Corruption allegations claim that Sisi has misappropriated public funds for private use, building presidential palaces, high-end properties, and even a tomb for his deceased mother, while ordinary Egyptians struggle with basic necessities. Risking their lives, hundreds of courageous Egyptians took to the streets to engage in public protests over the weekend. On September 20, in Tahrir Square in Cairo, where hundreds of thousands of protesters once demanded and achieved the ouster of long-time dictator Hosni Mubarak, Egyptians protested the corruption of the country’s current ruler, chanting ‘Sisi must go.’ There were similar protests in Alexandria and Mahalla el-Kubra. Police and security forces responded with tear gas and rubber bullets, and arrested dozens. On September 21, hundreds more protested in Suez. State media ignored the protests and foreign news websites like the British Broadcasting Corporation (BBC) were temporarily blocked to stop the spread of news about the rare protests.
Under Sisi, the Egyptian government has attempted to limit civil society, while the military has waged a largely unsuccessful, draconian counterinsurgency campaign in the Sinai against an affiliate of the so-called Islamic State. Civilian casualties and collateral damage have mounted, while IS Sinai continues to grow in strength. Egyptians are frustrated with the current state of the country more generally and Sisi specifically. The protests are a sign of public defiance largely unheard of under Sisi’s watch. The protests erupted when videos detailing corruption in the military were released by Egyptian actor and businessman Muhammad Ali, who had once done construction contract work for the military before leaving for self-imposed exile in Spain. The videos detail corruption in various military projects to include luxury hotels at a time when the Egyptian economy was struggling under austerity measures that hurt Egypt’s poor communities while protecting its most powerful. Food prices have risen while more Egyptians live in poverty; official statistics show that 33% of Egyptians today live below the poverty line.

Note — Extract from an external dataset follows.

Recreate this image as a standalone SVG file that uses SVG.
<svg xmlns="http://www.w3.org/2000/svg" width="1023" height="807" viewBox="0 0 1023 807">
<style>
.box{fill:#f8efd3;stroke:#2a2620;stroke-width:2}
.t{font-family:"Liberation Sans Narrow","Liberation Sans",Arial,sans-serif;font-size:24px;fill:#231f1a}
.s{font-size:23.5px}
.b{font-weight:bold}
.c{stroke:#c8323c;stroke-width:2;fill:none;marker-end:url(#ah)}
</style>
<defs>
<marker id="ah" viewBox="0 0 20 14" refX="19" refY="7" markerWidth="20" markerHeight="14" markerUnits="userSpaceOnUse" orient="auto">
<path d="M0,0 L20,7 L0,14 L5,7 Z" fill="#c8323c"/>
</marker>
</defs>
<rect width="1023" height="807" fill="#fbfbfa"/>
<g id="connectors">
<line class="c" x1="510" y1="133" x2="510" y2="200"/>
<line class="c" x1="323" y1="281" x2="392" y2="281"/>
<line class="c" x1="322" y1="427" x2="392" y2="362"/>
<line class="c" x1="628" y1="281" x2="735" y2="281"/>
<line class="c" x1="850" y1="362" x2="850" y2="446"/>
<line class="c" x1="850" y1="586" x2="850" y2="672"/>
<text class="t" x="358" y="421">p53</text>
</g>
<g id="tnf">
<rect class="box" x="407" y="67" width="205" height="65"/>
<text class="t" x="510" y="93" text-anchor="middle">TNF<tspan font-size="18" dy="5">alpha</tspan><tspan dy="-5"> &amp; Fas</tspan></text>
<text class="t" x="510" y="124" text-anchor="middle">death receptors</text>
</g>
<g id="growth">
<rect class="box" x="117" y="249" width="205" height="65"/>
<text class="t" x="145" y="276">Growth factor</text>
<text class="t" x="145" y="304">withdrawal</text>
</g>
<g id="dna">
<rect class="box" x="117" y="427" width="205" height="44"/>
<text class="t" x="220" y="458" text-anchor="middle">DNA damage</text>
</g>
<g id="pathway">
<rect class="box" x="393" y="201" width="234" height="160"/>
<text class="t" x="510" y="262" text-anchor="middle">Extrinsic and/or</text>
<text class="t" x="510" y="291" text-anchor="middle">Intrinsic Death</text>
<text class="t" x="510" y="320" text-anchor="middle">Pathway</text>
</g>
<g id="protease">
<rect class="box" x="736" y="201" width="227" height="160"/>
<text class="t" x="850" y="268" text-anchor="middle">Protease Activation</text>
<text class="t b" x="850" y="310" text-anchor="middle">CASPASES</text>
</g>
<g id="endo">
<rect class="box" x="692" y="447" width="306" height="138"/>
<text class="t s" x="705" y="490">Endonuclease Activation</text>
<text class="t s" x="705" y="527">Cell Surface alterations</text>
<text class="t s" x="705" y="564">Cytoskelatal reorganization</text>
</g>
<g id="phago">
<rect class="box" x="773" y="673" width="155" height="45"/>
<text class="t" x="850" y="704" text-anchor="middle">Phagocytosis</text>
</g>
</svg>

From Spain, Ali has called for a massive ‘million-man march’ protest on September 27. It is unclear both how many Egyptians will take to the streets next week and how far the government will go in response. Extreme violence by the Egyptian security forces is not idle speculation; in August 2013, government forces killed hundreds of protesters—the exact number remains unknown—in Cairo’s Rabaa al-Adawiya Square. The government has not used lethal force against the current protests, but this could change if the regime senses there is any momentum behind the protests beyond ‘venting’ or if the demonstrations increase in frequency and size. However the regime reacts, it will likely face little meaningful pressure from the U.S. putting protesters in a potentially dangerous situation (TSC).